Material shown -
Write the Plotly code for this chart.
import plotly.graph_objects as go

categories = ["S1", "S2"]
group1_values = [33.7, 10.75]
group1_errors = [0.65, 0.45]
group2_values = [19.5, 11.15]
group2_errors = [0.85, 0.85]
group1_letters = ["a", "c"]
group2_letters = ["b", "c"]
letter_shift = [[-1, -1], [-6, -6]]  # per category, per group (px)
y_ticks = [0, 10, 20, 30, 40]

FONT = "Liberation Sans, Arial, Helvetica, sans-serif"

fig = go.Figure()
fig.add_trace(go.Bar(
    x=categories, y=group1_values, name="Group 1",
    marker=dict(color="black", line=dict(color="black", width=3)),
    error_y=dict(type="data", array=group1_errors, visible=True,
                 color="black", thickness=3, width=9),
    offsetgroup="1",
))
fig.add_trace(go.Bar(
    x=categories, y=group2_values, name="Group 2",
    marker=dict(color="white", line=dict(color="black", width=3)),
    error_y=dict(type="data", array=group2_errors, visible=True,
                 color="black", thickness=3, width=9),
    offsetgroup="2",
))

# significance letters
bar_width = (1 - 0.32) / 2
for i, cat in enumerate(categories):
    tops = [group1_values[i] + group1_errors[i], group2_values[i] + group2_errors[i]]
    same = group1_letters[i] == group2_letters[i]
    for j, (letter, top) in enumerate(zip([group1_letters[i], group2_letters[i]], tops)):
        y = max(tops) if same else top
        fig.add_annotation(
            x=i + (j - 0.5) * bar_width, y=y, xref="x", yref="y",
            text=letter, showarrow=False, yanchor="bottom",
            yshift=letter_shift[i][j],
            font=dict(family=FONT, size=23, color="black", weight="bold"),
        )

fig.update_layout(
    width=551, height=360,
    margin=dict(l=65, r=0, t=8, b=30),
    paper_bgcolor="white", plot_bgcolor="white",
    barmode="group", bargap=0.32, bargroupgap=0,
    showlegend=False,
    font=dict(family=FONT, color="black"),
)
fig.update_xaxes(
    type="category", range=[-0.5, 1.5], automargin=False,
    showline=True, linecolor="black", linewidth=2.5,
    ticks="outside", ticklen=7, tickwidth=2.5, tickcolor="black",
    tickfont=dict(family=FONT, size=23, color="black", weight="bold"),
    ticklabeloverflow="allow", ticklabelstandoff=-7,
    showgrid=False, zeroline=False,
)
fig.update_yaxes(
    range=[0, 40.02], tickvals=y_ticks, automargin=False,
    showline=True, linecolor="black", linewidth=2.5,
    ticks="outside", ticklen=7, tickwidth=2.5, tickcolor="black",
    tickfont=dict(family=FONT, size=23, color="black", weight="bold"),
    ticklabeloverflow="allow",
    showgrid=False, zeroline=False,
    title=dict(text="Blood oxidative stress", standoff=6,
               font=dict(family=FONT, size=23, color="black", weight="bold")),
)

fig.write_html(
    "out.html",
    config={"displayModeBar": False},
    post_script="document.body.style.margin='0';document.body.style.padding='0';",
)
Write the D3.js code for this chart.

Exercise requirements -
Restate the whole listing exactly.

Solution -
Write the Plotly code for this chart.
import plotly.graph_objects as go

categories = ["S1", "S2"]
group1_values = [33.7, 10.75]
group1_errors = [0.65, 0.45]
group2_values = [19.5, 11.15]
group2_errors = [0.85, 0.85]
group1_letters = ["a", "c"]
group2_letters = ["b", "c"]
letter_shift = [[-1, -1], [-6, -6]]  # per category, per group (px)
y_ticks = [0, 10, 20, 30, 40]

FONT = "Liberation Sans, Arial, Helvetica, sans-serif"

fig = go.Figure()
fig.add_trace(go.Bar(
    x=categories, y=group1_values, name="Group 1",
    marker=dict(color="black", line=dict(color="black", width=3)),
    error_y=dict(type="data", array=group1_errors, visible=True,
                 color="black", thickness=3, width=9),
    offsetgroup="1",
))
fig.add_trace(go.Bar(
    x=categories, y=group2_values, name="Group 2",
    marker=dict(color="white", line=dict(color="black", width=3)),
    error_y=dict(type="data", array=group2_errors, visible=True,
                 color="black", thickness=3, width=9),
    offsetgroup="2",
))

# significance letters
bar_width = (1 - 0.32) / 2
for i, cat in enumerate(categories):
    tops = [group1_values[i] + group1_errors[i], group2_values[i] + group2_errors[i]]
    same = group1_letters[i] == group2_letters[i]
    for j, (letter, top) in enumerate(zip([group1_letters[i], group2_letters[i]], tops)):
        y = max(tops) if same else top
        fig.add_annotation(
            x=i + (j - 0.5) * bar_width, y=y, xref="x", yref="y",
            text=letter, showarrow=False, yanchor="bottom",
            yshift=letter_shift[i][j],
            font=dict(family=FONT, size=23, color="black", weight="bold"),
        )

fig.update_layout(
    width=551, height=360,
    margin=dict(l=65, r=0, t=8, b=30),
    paper_bgcolor="white", plot_bgcolor="white",
    barmode="group", bargap=0.32, bargroupgap=0,
    showlegend=False,
    font=dict(family=FONT, color="black"),
)
fig.update_xaxes(
    type="category", range=[-0.5, 1.5], automargin=False,
    showline=True, linecolor="black", linewidth=2.5,
    ticks="outside", ticklen=7, tickwidth=2.5, tickcolor="black",
    tickfont=dict(family=FONT, size=23, color="black", weight="bold"),
    ticklabeloverflow="allow", ticklabelstandoff=-7,
    showgrid=False, zeroline=False,
)
fig.update_yaxes(
    range=[0, 40.02], tickvals=y_ticks, automargin=False,
    showline=True, linecolor="black", linewidth=2.5,
    ticks="outside", ticklen=7, tickwidth=2.5, tickcolor="black",
    tickfont=dict(family=FONT, size=23, color="black", weight="bold"),
    ticklabeloverflow="allow",
    showgrid=False, zeroline=False,
    title=dict(text="Blood oxidative stress", standoff=6,
               font=dict(family=FONT, size=23, color="black", weight="bold")),
)

fig.write_html(
    "out.html",
    config={"displayModeBar": False},
    post_script="document.body.style.margin='0';document.body.style.padding='0';",
)
Write the D3.js code for this chart.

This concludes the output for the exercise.